## [AIM]
Extract, in full, the lines below, beginning at the first and ending with the line that contains "(0,0) rectangle (352pt,-1145pt);". Pictures do not belong in the copy.

******

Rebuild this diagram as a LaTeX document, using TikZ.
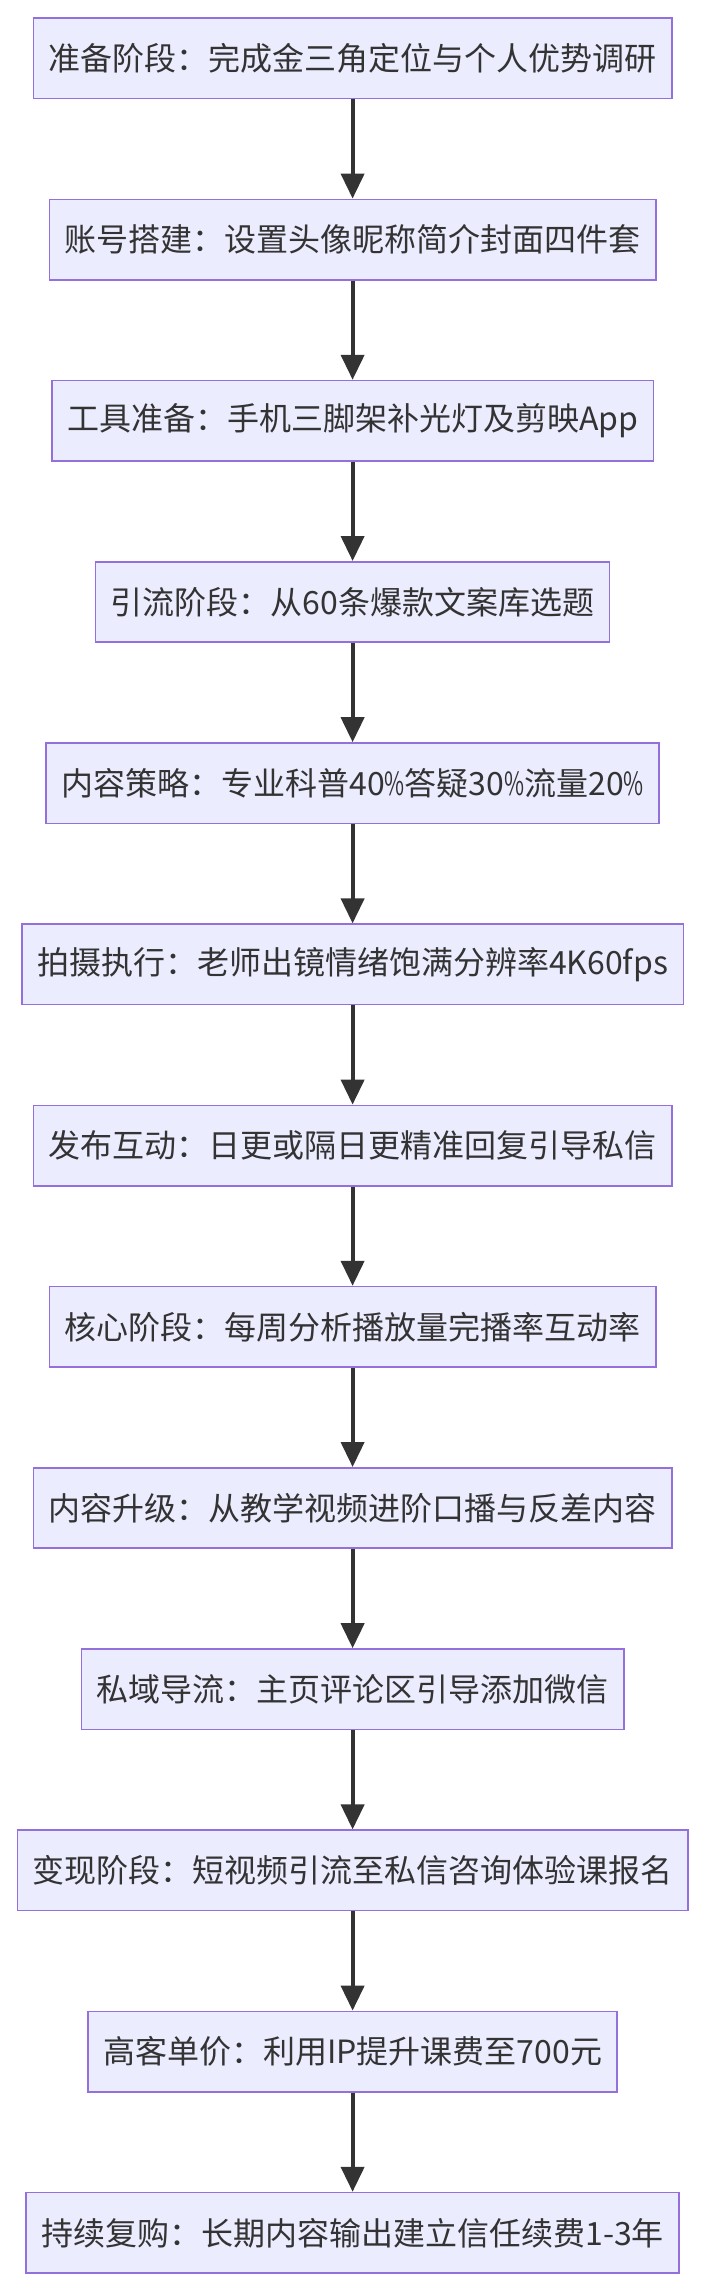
\documentclass[tikz,border=0pt]{standalone}
\usepackage{fontspec}
\setmainfont{Noto Sans CJK SC}
\usepackage{graphicx}
\usepackage{tikz}
\usetikzlibrary{arrows.meta, positioning}

\definecolor{boxfill}{HTML}{ECECFF}
\definecolor{boxline}{HTML}{9370DB}
\definecolor{ink}{HTML}{333333}
\newcommand{\pct}{\scalebox{0.68}[1]{\%}}

\begin{document}
\begin{tikzpicture}[
      every node/.style={rectangle, draw=boxline, fill=boxfill, line width=0.8pt,
        minimum height=40.2pt, inner xsep=7.6pt, text=ink,
        font=\fontsize{16pt}{19pt}\selectfont},
      flow/.style={draw=ink, line width=2pt, -{Triangle[width=11.5pt, length=12.5pt]}},
      node distance=49.6pt
    ]
      \useasboundingbox (0,0) rectangle (352pt,-1145pt);

      \node[below=8.7pt of {(176.3pt,0)}, anchor=north] (prep) {准备阶段：完成金三角定位与个人优势调研};
      \node[below=of prep] (acct) {账号搭建：设置头像昵称简介封面四件套};
      \node[below=of acct] (tool) {工具准备：手机三脚架补光灯及剪映App};
      \node[below=of tool] (lead) {引流阶段：从60条爆款文案库选题};
      \node[below=of lead] (plan) {内容策略：专业科普40\pct 答疑30\pct 流量20\pct};
      \node[below=of plan] (shoot) {拍摄执行：老师出镜情绪饱满分辨率4K60fps};
      \node[below=of shoot] (post) {发布互动：日更或隔日更精准回复引导私信};
      \node[below=of post] (core) {核心阶段：每周分析播放量完播率互动率};
      \node[below=of core] (upgr) {内容升级：从教学视频进阶口播与反差内容};
      \node[below=of upgr] (priv) {私域导流：主页评论区引导添加微信};
      \node[below=of priv] (cash) {变现阶段：短视频引流至私信咨询体验课报名};
      \node[below=of cash] (price) {高客单价：利用IP提升课费至700元};
      \node[below=of price] (renew) {持续复购：长期内容输出建立信任续费1-3年};

      \draw[flow] (prep) -- (acct);
      \draw[flow] (acct) -- (tool);
      \draw[flow] (tool) -- (lead);
      \draw[flow] (lead) -- (plan);
      \draw[flow] (plan) -- (shoot);
      \draw[flow] (shoot) -- (post);
      \draw[flow] (post) -- (core);
      \draw[flow] (core) -- (upgr);
      \draw[flow] (upgr) -- (priv);
      \draw[flow] (priv) -- (cash);
      \draw[flow] (cash) -- (price);
      \draw[flow] (price) -- (renew);
    \end{tikzpicture}
\end{document}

******

## [SOLUTION TO THIS PROBLEM]
Rebuild this diagram as a LaTeX document, using TikZ.
\documentclass[tikz,border=0pt]{standalone}
\usepackage{fontspec}
\setmainfont{Noto Sans CJK SC}
\usepackage{graphicx}
\usepackage{tikz}
\usetikzlibrary{arrows.meta, positioning}

\definecolor{boxfill}{HTML}{ECECFF}
\definecolor{boxline}{HTML}{9370DB}
\definecolor{ink}{HTML}{333333}
\newcommand{\pct}{\scalebox{0.68}[1]{\%}}

\begin{document}
\begin{tikzpicture}[
      every node/.style={rectangle, draw=boxline, fill=boxfill, line width=0.8pt,
        minimum height=40.2pt, inner xsep=7.6pt, text=ink,
        font=\fontsize{16pt}{19pt}\selectfont},
      flow/.style={draw=ink, line width=2pt, -{Triangle[width=11.5pt, length=12.5pt]}},
      node distance=49.6pt
    ]
      \useasboundingbox (0,0) rectangle (352pt,-1145pt);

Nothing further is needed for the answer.